- Interactive map of Electoral Court of South Africa
- 29°06′58″S 26°13′01″E﻿ / ﻿29.116044°S 26.216923°E
- Established: 1996; 30 years ago
- Jurisdiction: South Africa
- Location: Corner of Mirriam Makeba and President Brand Streets, Bloemfontein, Free State
- Coordinates: 29°06′58″S 26°13′01″E﻿ / ﻿29.116044°S 26.216923°E
- Composition method: Presidential appointment on the advice of the JSC
- Authorised by: Electoral Commission Act, 1996
- Appeals to: The Constitutional Court and, in certain matters, the Supreme Court of Appeal
- Number of positions: 5
- Website: Electoral Court of South Africa

Chairperson
- Currently: Dumisani Zondi
- Since: December 2022

= Electoral Court of South Africa =

South African court dealing with electoral matters

The Electoral Court is a South African court that oversees the Electoral Commission of South Africa (IEC), and the conduct of elections in the country. It was established by the Electoral Commission Act, 1996, to replace a Special Electoral Court which oversaw the 1994 elections and has status similar to that of a division of the High Court.

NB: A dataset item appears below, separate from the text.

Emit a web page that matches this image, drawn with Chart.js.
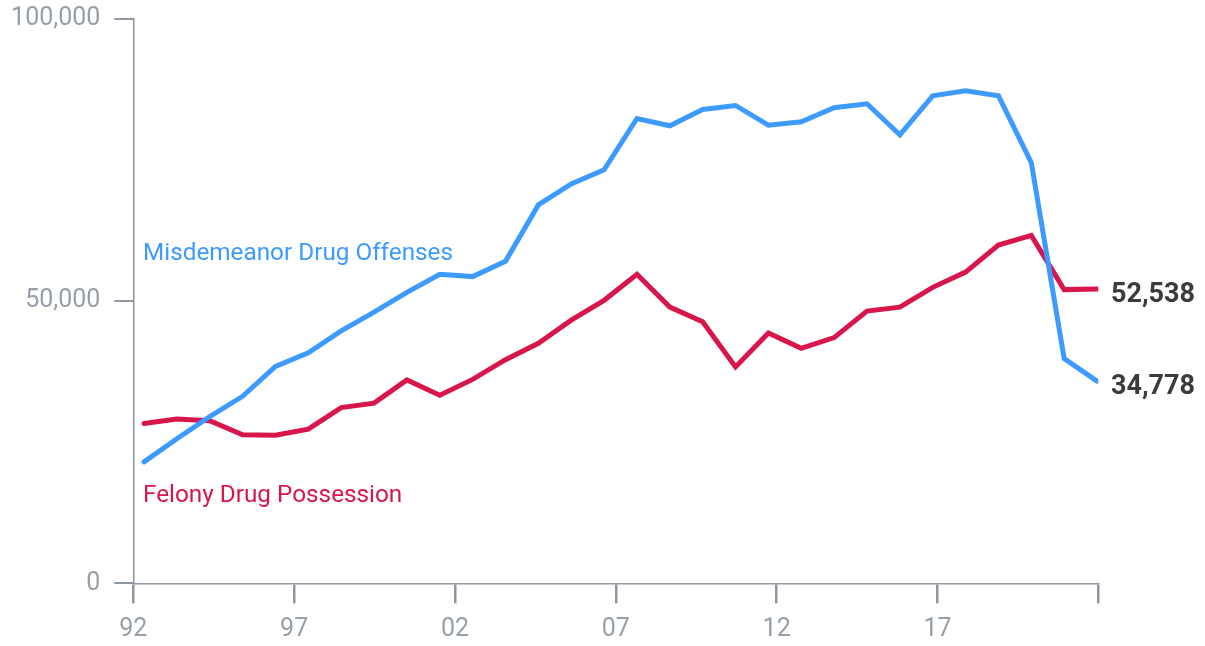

The court consists of a judge of the Supreme Court of Appeal as chairman, two High Court judges, and two other members. All members are appointed by the President on the advice of the Judicial Service Commission.

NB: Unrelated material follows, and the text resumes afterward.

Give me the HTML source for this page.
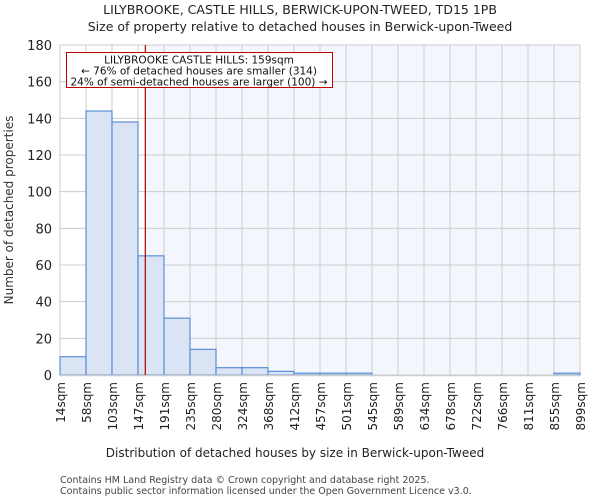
<!DOCTYPE html>
<html><head><meta charset="utf-8"><style>
body{margin:0;background:#fff;font-family:"DejaVu Sans","Liberation Sans",sans-serif}
svg text{font-family:"DejaVu Sans","Liberation Sans",sans-serif}
</style></head><body>
<svg id="c" width="600" height="500" xmlns="http://www.w3.org/2000/svg">
<text x="300" y="14" text-anchor="middle" font-size="12.5" fill="#222">LILYBROOKE, CASTLE HILLS, BERWICK-UPON-TWEED, TD15 1PB</text>
<text x="300" y="31" text-anchor="middle" font-size="12.5" fill="#222">Size of property relative to detached houses in Berwick-upon-Tweed</text>
<g id="plot"></g>
<text x="295" y="457" text-anchor="middle" font-size="12" fill="#222">Distribution of detached houses by size in Berwick-upon-Tweed</text>
<text transform="translate(13,210) rotate(-90)" text-anchor="middle" font-size="12" fill="#333">Number of detached properties</text>
<text x="60" y="483" font-size="9.5" fill="#444">Contains HM Land Registry data © Crown copyright and database right 2025.</text>
<text x="60" y="494" font-size="9.5" fill="#444">Contains public sector information licensed under the Open Government Licence v3.0.</text>
</svg>
<script>
const binLabels=["14sqm","58sqm","103sqm","147sqm","191sqm","235sqm","280sqm","324sqm","368sqm","412sqm","457sqm","501sqm","545sqm","589sqm","634sqm","678sqm","722sqm","766sqm","811sqm","855sqm","899sqm"];
const binEdges=[14,58.2,102.4,146.6,190.8,235,279.2,323.4,367.6,411.8,456,500.2,544.4,588.6,632.8,677,721.2,765.4,809.6,853.8,898];
const counts=[10,144,138,65,31,14,4,4,2,1,1,1,0,0,0,0,0,0,0,1];
const yTicks=[0,20,40,60,80,100,120,140,160,180];
const subjectSize=159;
const annotationLines=["LILYBROOKE CASTLE HILLS: 159sqm","← 76% of detached houses are smaller (314)","24% of semi-detached houses are larger (100) →"];
const L=60,R=580,T=45,B=375,NS="http://www.w3.org/2000/svg";
const x=v=>L+(v-binEdges[0])/(binEdges[binEdges.length-1]-binEdges[0])*(R-L);
const y=v=>B-v/180*(B-T);
const g=document.getElementById('plot');
function mk(t,a){const e=document.createElementNS(NS,t);for(const k in a)e.setAttribute(k,a[k]);g.appendChild(e);return e;}
const sx=x(subjectSize);
let e=mk('rect',{x:sx,y:T,width:R-sx,height:B-T,fill:'#f3f6fd'});


yTicks.forEach(t=>{let l=mk('line',{x1:L,x2:R,y1:y(t),y2:y(t),stroke:'#ccc','stroke-width':1});


let tx=mk('text',{x:L-8,y:y(t)+5,'text-anchor':'end','font-size':13,fill:'#222'});tx.textContent=t;

});
binEdges.forEach((b,i)=>{let l=mk('line',{x1:x(b),x2:x(b),y1:T,y2:B,stroke:'#ccc','stroke-width':1});


let tx=mk('text',{transform:`translate(${x(b)+5},382) rotate(-90)`,'text-anchor':'end','font-size':12,fill:'#222'});tx.textContent=binLabels[i];

});
counts.forEach((c,i)=>{if(c<=0)return;let r=mk('rect',{x:x(binEdges[i]),y:y(c),width:x(binEdges[i+1])-x(binEdges[i]),height:B-y(c),fill:'#dae4f4',stroke:'#5b8fd6','stroke-width':1.2});

});
let ax=mk('line',{x1:L,x2:R,y1:B+0.5,y2:B+0.5,stroke:'#ccc','stroke-width':1.5});


let rl=mk('line',{x1:sx,x2:sx,y1:T,y2:B,stroke:'#b00000','stroke-width':1.2});


let bx=mk('rect',{x:66.5,y:52.5,width:266,height:35,fill:'#fff',stroke:'#c00000','stroke-width':1});


annotationLines.forEach((s,i)=>{let t=mk('text',{x:199,y:63.5+i*11,'text-anchor':'middle','font-size':10.5,fill:'#111'});t.textContent=s;

});
</script>
</body></html>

As of 2022, the Chairperson is judge Dumisani Zondi, who also serves as the Deputy President of the Supreme Court of Appeal.

The Electoral Court has its administrative offices at the Supreme Court of Appeal in Bloemfontein, but it may hear cases anywhere in South Africa. Cases are generally, but not necessarily, heard by all five members of the court.

== Mandate ==

The court has the power to review the procedural fairness of any decision taken by the IEC. It hears appeals on the correctness of any decision taken by the IEC if it involves the interpretation of the law, and answers questions of legal interpretation referred by the IEC. It also investigates allegations against members of the IEC.

The Electoral Court makes rules defining how disputes about the conduct of parties or candidates can be heard by the ordinary courts. It may also hear such disputes itself, but it cannot act as a criminal court.